• Exercise objective: Take every line from the first down to the line with "import * as" and set it down exactly, without the pictures.

"""

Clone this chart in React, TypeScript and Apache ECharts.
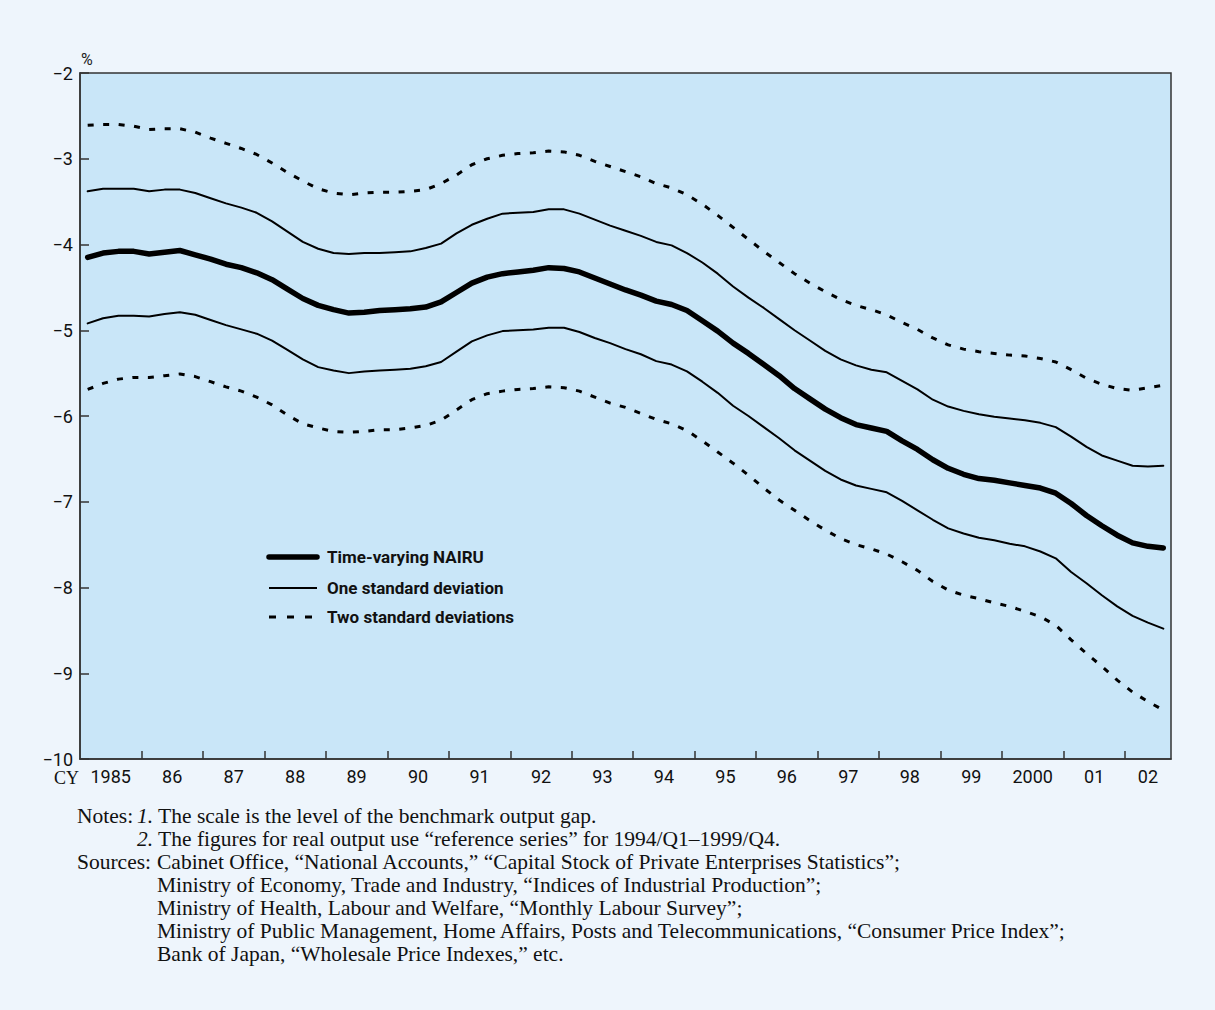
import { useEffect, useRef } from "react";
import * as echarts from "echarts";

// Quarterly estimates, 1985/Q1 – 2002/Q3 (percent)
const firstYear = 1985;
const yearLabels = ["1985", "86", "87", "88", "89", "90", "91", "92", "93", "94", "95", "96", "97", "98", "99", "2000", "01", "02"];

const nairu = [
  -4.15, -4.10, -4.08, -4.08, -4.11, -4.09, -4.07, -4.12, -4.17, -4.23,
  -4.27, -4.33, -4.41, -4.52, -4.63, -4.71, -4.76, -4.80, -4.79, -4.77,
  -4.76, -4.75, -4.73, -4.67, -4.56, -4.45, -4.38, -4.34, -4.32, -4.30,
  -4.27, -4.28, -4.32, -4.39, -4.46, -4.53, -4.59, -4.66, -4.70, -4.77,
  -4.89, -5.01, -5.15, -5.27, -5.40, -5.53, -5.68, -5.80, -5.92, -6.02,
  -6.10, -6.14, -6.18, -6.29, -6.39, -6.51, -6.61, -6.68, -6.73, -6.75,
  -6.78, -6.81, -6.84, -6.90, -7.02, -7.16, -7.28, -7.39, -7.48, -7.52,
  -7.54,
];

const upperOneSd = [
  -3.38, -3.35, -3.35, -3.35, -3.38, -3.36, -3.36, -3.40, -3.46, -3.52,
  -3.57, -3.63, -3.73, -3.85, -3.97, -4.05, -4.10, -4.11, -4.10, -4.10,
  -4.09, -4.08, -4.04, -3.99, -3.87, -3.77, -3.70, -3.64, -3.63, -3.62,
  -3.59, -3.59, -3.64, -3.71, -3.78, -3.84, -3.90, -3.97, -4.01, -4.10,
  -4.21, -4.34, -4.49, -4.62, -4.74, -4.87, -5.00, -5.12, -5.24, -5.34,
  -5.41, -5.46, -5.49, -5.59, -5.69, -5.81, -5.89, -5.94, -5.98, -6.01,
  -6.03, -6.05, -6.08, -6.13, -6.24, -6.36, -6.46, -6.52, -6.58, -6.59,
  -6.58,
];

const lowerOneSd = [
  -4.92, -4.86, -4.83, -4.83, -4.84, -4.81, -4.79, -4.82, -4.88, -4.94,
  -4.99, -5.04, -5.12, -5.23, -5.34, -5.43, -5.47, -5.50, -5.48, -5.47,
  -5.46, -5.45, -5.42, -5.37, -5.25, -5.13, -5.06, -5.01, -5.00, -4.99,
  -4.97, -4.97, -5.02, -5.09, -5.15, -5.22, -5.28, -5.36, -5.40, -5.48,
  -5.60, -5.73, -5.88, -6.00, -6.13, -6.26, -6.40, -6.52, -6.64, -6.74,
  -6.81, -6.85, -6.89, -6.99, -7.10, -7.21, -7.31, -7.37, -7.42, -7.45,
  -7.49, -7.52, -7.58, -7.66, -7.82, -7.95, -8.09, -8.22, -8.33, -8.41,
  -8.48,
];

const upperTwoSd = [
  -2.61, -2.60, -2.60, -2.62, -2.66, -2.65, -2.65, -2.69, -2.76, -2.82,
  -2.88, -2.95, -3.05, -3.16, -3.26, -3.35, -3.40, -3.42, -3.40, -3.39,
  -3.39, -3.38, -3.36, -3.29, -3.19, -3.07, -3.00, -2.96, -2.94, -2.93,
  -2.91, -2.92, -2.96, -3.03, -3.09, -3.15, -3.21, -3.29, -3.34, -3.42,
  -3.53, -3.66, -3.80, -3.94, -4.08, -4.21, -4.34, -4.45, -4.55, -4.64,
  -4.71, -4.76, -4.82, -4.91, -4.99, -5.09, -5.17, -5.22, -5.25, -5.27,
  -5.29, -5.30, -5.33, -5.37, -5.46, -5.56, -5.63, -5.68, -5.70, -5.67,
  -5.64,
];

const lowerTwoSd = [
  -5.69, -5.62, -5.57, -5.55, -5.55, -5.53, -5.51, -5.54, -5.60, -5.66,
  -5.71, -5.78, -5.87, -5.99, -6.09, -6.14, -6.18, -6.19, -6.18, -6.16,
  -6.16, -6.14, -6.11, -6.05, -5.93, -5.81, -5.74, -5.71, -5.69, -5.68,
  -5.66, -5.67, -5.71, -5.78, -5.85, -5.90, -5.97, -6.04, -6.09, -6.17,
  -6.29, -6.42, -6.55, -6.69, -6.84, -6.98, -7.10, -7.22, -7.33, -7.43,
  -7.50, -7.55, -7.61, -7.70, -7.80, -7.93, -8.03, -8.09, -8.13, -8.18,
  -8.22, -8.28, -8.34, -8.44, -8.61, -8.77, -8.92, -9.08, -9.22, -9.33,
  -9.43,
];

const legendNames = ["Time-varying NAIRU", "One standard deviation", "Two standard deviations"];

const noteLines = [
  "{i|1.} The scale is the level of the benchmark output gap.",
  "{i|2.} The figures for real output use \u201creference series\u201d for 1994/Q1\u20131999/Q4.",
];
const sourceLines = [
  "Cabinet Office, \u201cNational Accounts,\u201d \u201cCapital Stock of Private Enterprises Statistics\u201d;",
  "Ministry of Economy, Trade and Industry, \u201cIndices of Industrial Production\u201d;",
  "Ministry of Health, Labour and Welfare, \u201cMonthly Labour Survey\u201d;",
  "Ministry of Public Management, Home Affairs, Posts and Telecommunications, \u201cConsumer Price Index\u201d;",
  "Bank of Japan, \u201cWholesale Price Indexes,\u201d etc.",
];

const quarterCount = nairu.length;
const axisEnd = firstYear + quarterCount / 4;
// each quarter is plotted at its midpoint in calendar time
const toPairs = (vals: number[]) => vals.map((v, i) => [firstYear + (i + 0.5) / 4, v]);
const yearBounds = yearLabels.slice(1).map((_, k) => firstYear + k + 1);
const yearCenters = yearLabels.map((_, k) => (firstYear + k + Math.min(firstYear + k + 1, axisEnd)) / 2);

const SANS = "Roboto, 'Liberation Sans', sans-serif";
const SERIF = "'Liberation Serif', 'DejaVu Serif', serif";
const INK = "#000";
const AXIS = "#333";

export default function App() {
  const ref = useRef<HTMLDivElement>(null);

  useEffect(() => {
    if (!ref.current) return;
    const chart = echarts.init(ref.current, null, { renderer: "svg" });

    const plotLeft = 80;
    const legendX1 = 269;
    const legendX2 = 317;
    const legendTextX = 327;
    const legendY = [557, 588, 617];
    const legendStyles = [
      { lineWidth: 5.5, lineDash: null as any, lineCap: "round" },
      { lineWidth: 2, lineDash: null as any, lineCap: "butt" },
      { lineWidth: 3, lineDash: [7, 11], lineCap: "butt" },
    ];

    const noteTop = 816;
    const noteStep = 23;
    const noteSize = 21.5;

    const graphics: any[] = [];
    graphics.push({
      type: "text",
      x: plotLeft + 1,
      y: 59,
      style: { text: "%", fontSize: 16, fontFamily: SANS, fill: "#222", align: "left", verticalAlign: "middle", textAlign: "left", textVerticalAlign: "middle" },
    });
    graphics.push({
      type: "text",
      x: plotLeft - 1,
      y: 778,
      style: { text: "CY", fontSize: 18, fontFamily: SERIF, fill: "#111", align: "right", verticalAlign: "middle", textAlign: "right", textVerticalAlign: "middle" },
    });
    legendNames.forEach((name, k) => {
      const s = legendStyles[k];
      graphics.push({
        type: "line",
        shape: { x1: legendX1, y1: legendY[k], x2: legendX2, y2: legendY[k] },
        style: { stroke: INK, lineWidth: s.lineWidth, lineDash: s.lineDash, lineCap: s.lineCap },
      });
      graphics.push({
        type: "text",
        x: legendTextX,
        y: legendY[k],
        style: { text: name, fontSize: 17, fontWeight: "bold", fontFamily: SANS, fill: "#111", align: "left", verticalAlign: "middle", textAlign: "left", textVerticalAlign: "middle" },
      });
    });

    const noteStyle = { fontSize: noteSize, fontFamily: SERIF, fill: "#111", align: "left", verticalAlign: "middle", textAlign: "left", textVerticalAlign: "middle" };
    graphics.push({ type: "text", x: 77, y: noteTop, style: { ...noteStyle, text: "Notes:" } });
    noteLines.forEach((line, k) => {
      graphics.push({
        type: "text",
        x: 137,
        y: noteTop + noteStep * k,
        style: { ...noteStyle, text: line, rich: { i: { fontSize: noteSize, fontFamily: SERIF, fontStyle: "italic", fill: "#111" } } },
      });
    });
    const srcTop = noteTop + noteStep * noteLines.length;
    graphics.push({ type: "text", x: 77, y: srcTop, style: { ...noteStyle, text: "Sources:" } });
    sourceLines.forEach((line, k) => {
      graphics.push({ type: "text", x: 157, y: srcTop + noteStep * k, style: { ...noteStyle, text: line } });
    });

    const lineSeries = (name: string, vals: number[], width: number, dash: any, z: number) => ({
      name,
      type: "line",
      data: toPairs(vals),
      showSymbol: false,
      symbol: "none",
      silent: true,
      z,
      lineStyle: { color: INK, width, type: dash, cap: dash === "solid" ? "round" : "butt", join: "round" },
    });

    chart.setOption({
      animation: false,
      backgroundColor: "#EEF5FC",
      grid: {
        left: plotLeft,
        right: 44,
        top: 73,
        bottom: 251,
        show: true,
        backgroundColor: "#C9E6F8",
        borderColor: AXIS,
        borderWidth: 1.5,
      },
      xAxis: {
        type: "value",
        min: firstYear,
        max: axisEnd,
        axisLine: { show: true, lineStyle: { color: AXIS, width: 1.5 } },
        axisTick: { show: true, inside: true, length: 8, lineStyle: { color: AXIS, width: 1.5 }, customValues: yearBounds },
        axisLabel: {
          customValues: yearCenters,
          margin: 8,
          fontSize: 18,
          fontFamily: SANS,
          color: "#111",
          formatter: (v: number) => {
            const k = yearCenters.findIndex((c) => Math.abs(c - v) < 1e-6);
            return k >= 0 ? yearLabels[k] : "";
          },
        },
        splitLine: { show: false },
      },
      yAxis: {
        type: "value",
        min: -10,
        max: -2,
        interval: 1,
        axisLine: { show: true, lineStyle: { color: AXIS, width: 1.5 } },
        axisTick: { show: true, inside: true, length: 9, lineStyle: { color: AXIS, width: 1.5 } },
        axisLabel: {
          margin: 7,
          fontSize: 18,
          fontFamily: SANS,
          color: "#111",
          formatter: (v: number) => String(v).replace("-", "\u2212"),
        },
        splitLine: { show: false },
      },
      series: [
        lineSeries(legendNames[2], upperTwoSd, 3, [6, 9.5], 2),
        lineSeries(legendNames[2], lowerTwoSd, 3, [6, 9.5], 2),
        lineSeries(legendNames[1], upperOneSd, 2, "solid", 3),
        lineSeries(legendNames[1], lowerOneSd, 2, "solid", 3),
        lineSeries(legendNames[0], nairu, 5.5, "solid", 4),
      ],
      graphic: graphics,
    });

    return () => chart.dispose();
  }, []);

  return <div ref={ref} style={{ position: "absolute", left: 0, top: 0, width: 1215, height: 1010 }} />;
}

"""

• Answer to the task:
Clone this chart in React, TypeScript and Apache ECharts.
import { useEffect, useRef } from "react";
import * as echarts from "echarts";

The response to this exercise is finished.